O instituto modernizador iluminista vem certamente com o acesso às luzes da razão. Assim a educação está atravessada neste processo modernizador. Podemos inferir que este atraso/resistência se dá pela ausência de um processo de escolarização no Estado. E quando ocorreu foi sempre de forma precária. A qualidade (no sentido lato do termo) da educação/formação vem neste caso de elementos externos. Do extrativismo primário à criação de industrias, este modus vivente que insiste em perpetrar os amapaenses vem de fora. A expressão AQUI É ASSIM, para além da rotulagem que põe fim ao discurso, contém a denúncia de uma expropriação cultural que é permanente. Aí este discurso é para o bem e para o mal e contagia quem chega de fora. Mas este

discurso vem de fora quando falamos “Lá é assim!!”. Vive-se um descaso histórico onde os arranjos substituem o público.

E o que está em jogo é o conflito cultural de apropriação e posse. A legislação sobre os atos favorece esta interpretação de que o errado é o que está diferente do que eu conheço.
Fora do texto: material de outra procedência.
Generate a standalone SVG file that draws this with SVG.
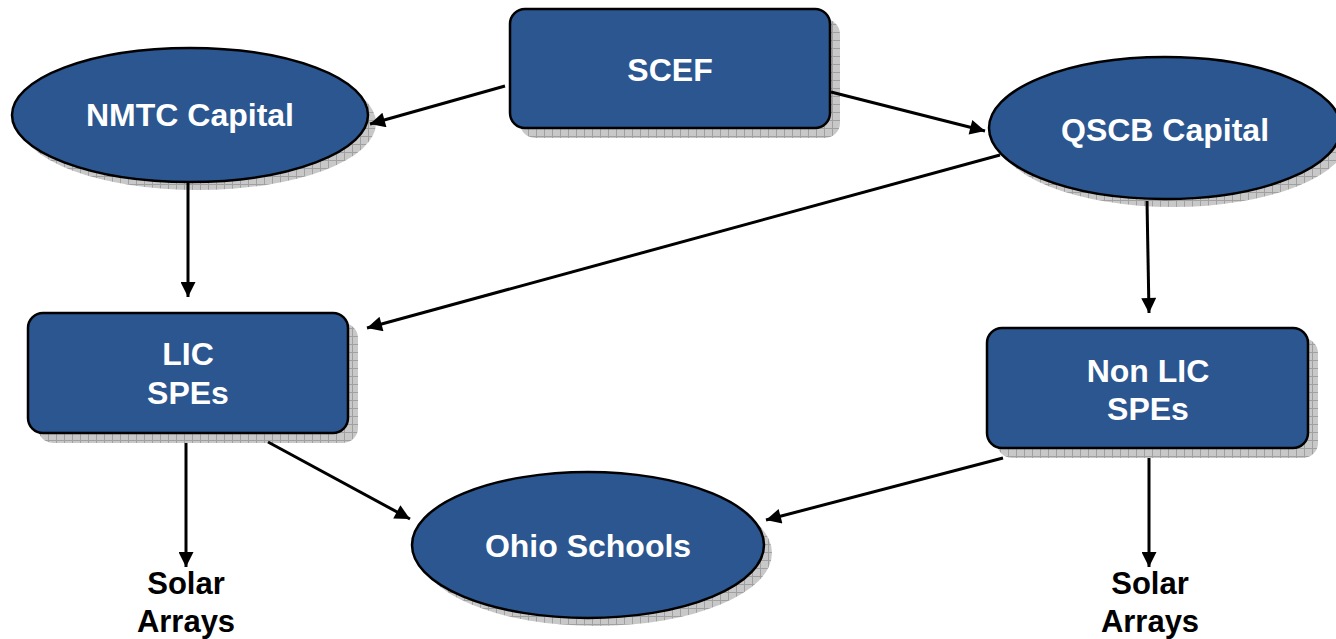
<svg xmlns="http://www.w3.org/2000/svg" width="1336" height="639" viewBox="0 0 1336 639">
<defs>
<pattern id="grid" width="8" height="8" patternUnits="userSpaceOnUse">
<rect width="8" height="8" fill="#c8c8c8"/>
<path d="M0 0.5H8M0.5 0V8" stroke="#a0a0a0" stroke-width="1"/>
</pattern>
<marker id="ah" viewBox="0 0 10 10" refX="10" refY="5" markerWidth="6.5" markerHeight="5" markerUnits="strokeWidth" orient="auto">
<path d="M0 0L10 5L0 10z" fill="#000"/>
</marker>
<style>
.shadow{fill:url(#grid);}
.node{fill:#2B5690;stroke:#000;stroke-width:2.5;}
.lbl{font-family:"Liberation Sans",Arial,sans-serif;font-weight:bold;font-size:32px;fill:#fff;text-anchor:middle;}
.blk{font-family:"Liberation Sans",Arial,sans-serif;font-weight:bold;font-size:31px;fill:#000;text-anchor:middle;}
.conn line{stroke:#000;stroke-width:3;marker-end:url(#ah);}
</style>
</defs>
<rect width="1336" height="639" fill="#fff"/>
<g id="scef">
<rect class="shadow" x="520" y="19" width="320" height="119" rx="15"/>
<rect class="node" x="510" y="9" width="320" height="119" rx="15"/>
<text class="lbl" x="670" y="81">SCEF</text>
</g>
<g id="nmtc">
<ellipse class="shadow" cx="198" cy="123" rx="178" ry="67"/>
<ellipse class="node" cx="190" cy="115" rx="178" ry="67"/>
<text class="lbl" x="190" y="126">NMTC Capital</text>
</g>
<g id="qscb">
<ellipse class="shadow" cx="1173" cy="136" rx="176" ry="71"/>
<ellipse class="node" cx="1165" cy="128" rx="176" ry="71"/>
<text class="lbl" x="1165" y="141">QSCB Capital</text>
</g>
<g id="lic">
<rect class="shadow" x="38" y="323" width="320" height="120" rx="15"/>
<rect class="node" x="28" y="313" width="320" height="120" rx="15"/>
<text class="lbl" x="188" y="365">LIC</text>
<text class="lbl" x="188" y="404">SPEs</text>
</g>
<g id="nonlic">
<rect class="shadow" x="997" y="338" width="321" height="120" rx="15"/>
<rect class="node" x="987" y="328" width="321" height="120" rx="15"/>
<text class="lbl" x="1148" y="382">Non LIC</text>
<text class="lbl" x="1148" y="420">SPEs</text>
</g>
<g id="ohio">
<ellipse class="shadow" cx="596" cy="553" rx="176" ry="73"/>
<ellipse class="node" cx="588" cy="545" rx="176" ry="73"/>
<text class="lbl" x="588" y="557">Ohio Schools</text>
</g>
<g id="solar1">
<text class="blk" x="186" y="594">Solar</text>
<text class="blk" x="186" y="632">Arrays</text>
</g>
<g id="solar2">
<text class="blk" x="1150" y="594">Solar</text>
<text class="blk" x="1150" y="632">Arrays</text>
</g>
<g class="conn" id="connectors">
<line x1="505" y1="86" x2="370" y2="124"/>
<line x1="831" y1="92" x2="985" y2="131"/>
<line x1="188" y1="183" x2="188" y2="297"/>
<line x1="1000" y1="155" x2="367" y2="328"/>
<line x1="1147" y1="201" x2="1149" y2="313"/>
<line x1="268" y1="442" x2="410" y2="519"/>
<line x1="186" y1="443" x2="186" y2="567"/>
<line x1="1003" y1="458" x2="766" y2="520"/>
<line x1="1149" y1="458" x2="1149" y2="567"/>
</g>
</svg>
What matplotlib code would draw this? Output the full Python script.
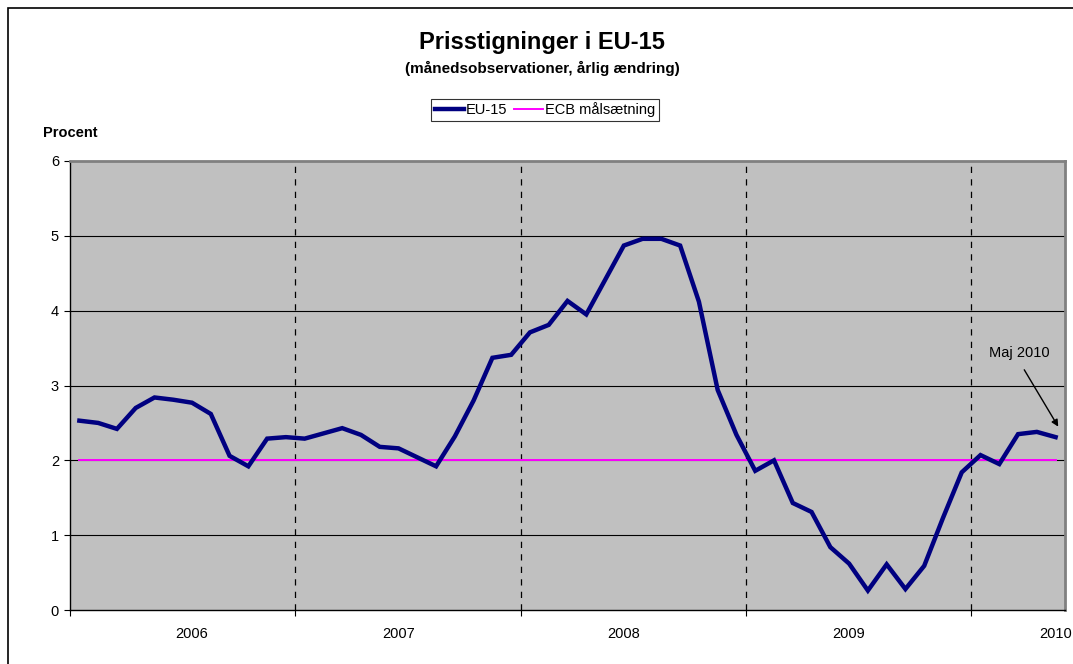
import matplotlib
matplotlib.use("Agg")
import matplotlib.pyplot as plt
from matplotlib.patches import Rectangle

plt.rcParams['font.family'] = ['Liberation Sans', 'DejaVu Sans']

# monthly values, Jan 2006 - May 2010
eu15 = [2.53, 2.50, 2.42, 2.70, 2.84, 2.81, 2.77, 2.62, 2.06, 1.92, 2.29, 2.31,
        2.29, 2.36, 2.43, 2.34, 2.18, 2.16, 2.04, 1.92, 2.32, 2.80, 3.37, 3.41,
        3.71, 3.81, 4.13, 3.95, 4.41, 4.87, 4.96, 4.96, 4.87, 4.12, 2.94, 2.34,
        1.86, 2.00, 1.43, 1.31, 0.84, 0.62, 0.26, 0.61, 0.28, 0.59, 1.23, 1.84,
        2.07, 1.95, 2.35, 2.38, 2.31]
ecb_target = [2.0] * len(eu15)
years = ["2006", "2007", "2008", "2009", "2010"]
year_label_pos = [6, 17, 29, 41, 52]
year_breaks = [11.5, 23.5, 35.5, 47.5]

fig = plt.figure(figsize=(10.73, 6.64), dpi=100)
ax = fig.add_axes([70 / 1073, 54 / 664, 995 / 1073, 449 / 664])
ax.set_facecolor('#c0c0c0')

months = list(range(len(eu15)))
ax.plot(months, eu15, color='#000080', lw=3.2, label='EU-15', zorder=4,
        solid_joinstyle='miter')
ax.plot(months, ecb_target, color='#ff00ff', lw=1.4, label='ECB målsætning', zorder=3)

for yb in year_breaks:
    ax.axvline(yb, color='black', lw=0.9, dashes=(5, 5), zorder=2)
for g in range(1, 6):
    ax.axhline(g, color='black', lw=0.8, zorder=1)

ax.set_xlim(-0.5, len(eu15) - 0.5)
ax.set_ylim(0, 6)
ax.set_yticks(range(0, 7))
ax.tick_params(axis='y', direction='out', length=4, width=0.8, labelsize=10.5, pad=4)

ax.set_xticks([-0.5] + year_breaks)
ax.set_xticklabels([])
ax.tick_params(axis='x', which='major', direction='out', length=4, width=0.8)
ax.set_xticks(year_label_pos, minor=True)
ax.set_xticklabels(years, minor=True)
ax.tick_params(axis='x', which='minor', length=0, labelsize=10.5, pad=12)

for side in ('left', 'bottom'):
    ax.spines[side].set_color('black')
    ax.spines[side].set_linewidth(1.0)
for side in ('top', 'right'):
    ax.spines[side].set_color('#808080')
    ax.spines[side].set_linewidth(2.0)

# annotation for last observation
ax.text(50.05, 3.44, 'Maj 2010', ha='center', va='center', fontsize=10.5)
ax.annotate('', xy=(52.14, 2.45), xytext=(50.33, 3.21),
            arrowprops=dict(arrowstyle='-|>', color='black', lw=1.0,
                            mutation_scale=10, shrinkA=0, shrinkB=0))

fig.text(542 / 1073, 1 - 42 / 664, 'Prisstigninger i EU-15', ha='center', va='center',
         fontsize=17, fontweight='bold')
fig.text(542 / 1073, 1 - 68 / 664, '(månedsobservationer, årlig ændring)', ha='center',
         va='center', fontsize=11, fontweight='bold')
fig.text(43 / 1073, 1 - 133 / 664, 'Procent', ha='left', va='center',
         fontsize=10.5, fontweight='bold')

leg = fig.legend(loc='center', bbox_to_anchor=(545 / 1073, 1 - 110 / 664), ncol=2,
                 fontsize=10.5, frameon=True, fancybox=False, handlelength=2.0,
                 handletextpad=0.1, columnspacing=0.5, borderpad=0.25,
                 borderaxespad=0)
leg.get_frame().set_edgecolor('black')
leg.get_frame().set_linewidth(0.8)

fig.add_artist(Rectangle((8 / 1073, -0.1), 1.2, 1.1 - 8 / 664, transform=fig.transFigure,
                         fill=False, edgecolor='black', lw=1.2))

fig.savefig('out.png', dpi=100)
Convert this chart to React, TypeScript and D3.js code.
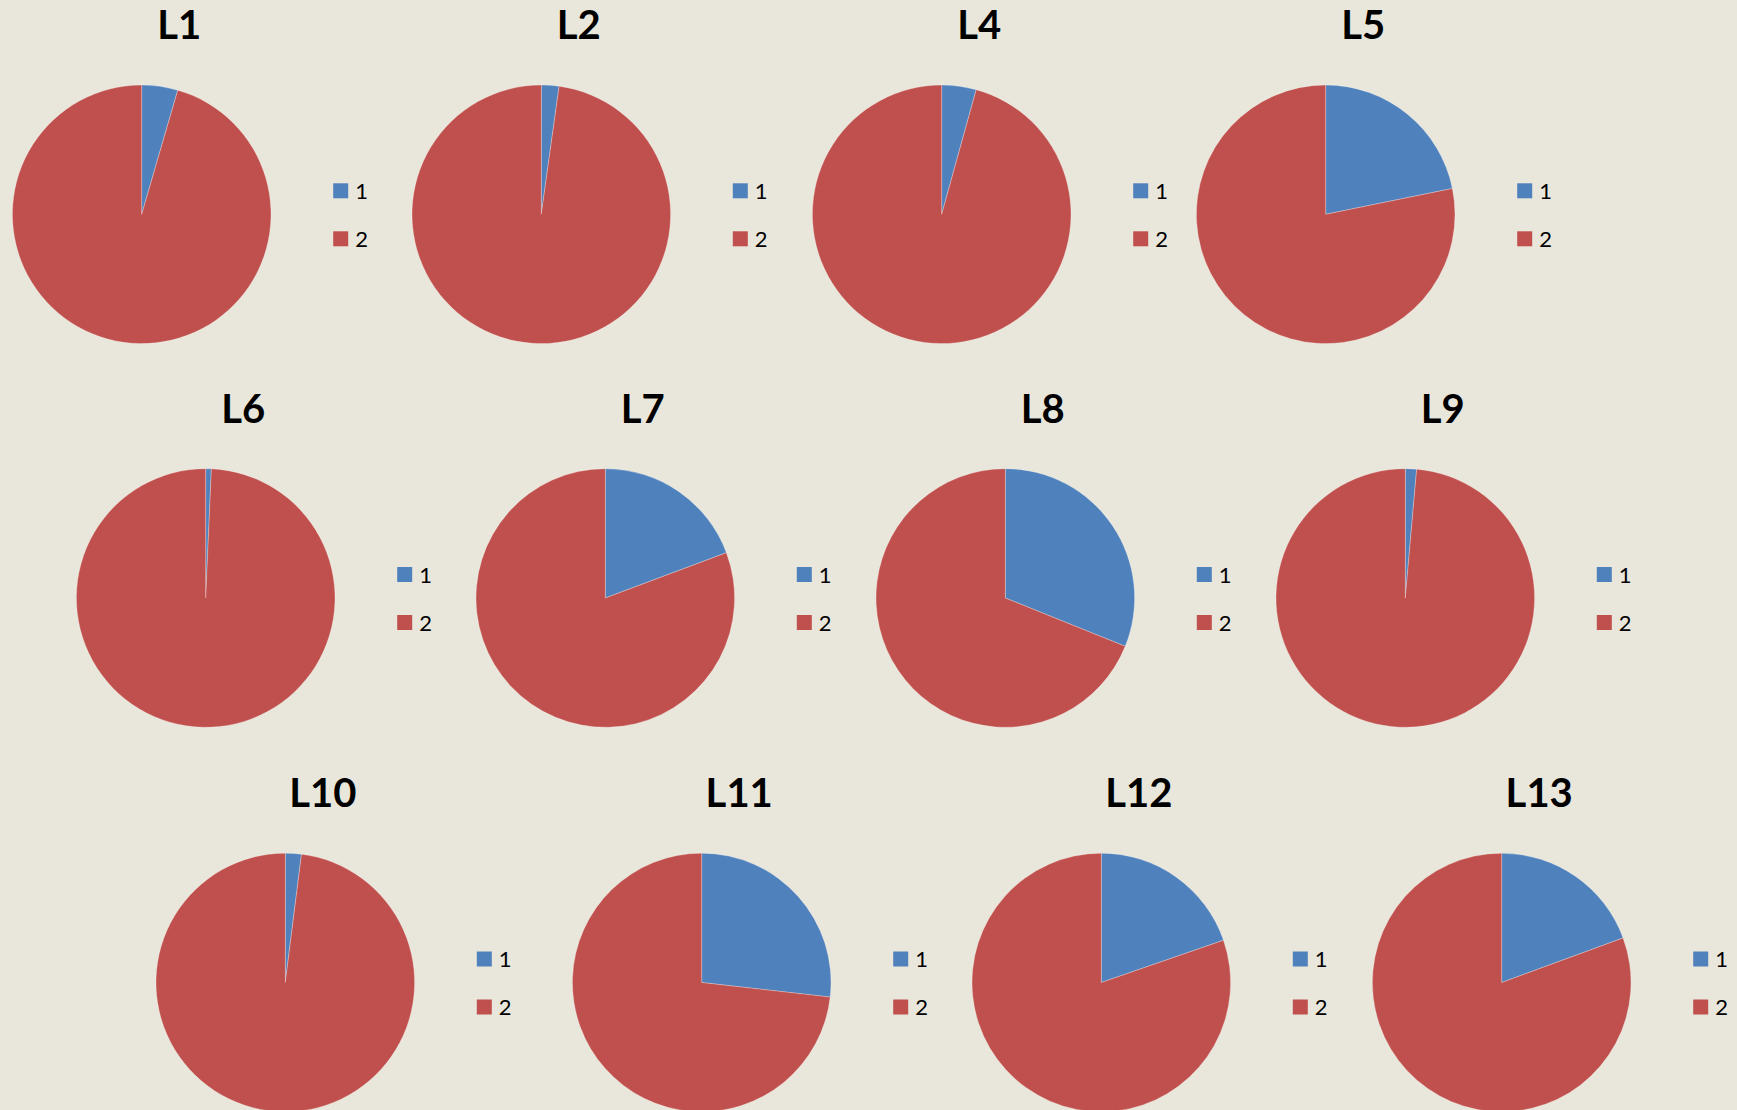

Se eu conheço modos de produção onde a expropriação do modus vivente é o primeiro passo para a dominação, no Amapá isso acontece agora como acontecia em 1500 pelos bulionistas ibéricos ou em 1900 pelos industriais ingleses e em 1970 pelos capitalistas norte-americanos. O moderno é o melhor, é a novidade. Não se adaptar ao moderno é resistir no tradicional. Aqui é assim!!! Não me venha com outra lógica. Ele sabe que vai perder, porque os de fora só vem roubar cargos de liderança, com saberes que não são comuns à eles. O saber deles é menor, é inadequado é antiquado. Mas o que é a expropriação do trabalho moderno, senão um rearranjo do poder aristocrático?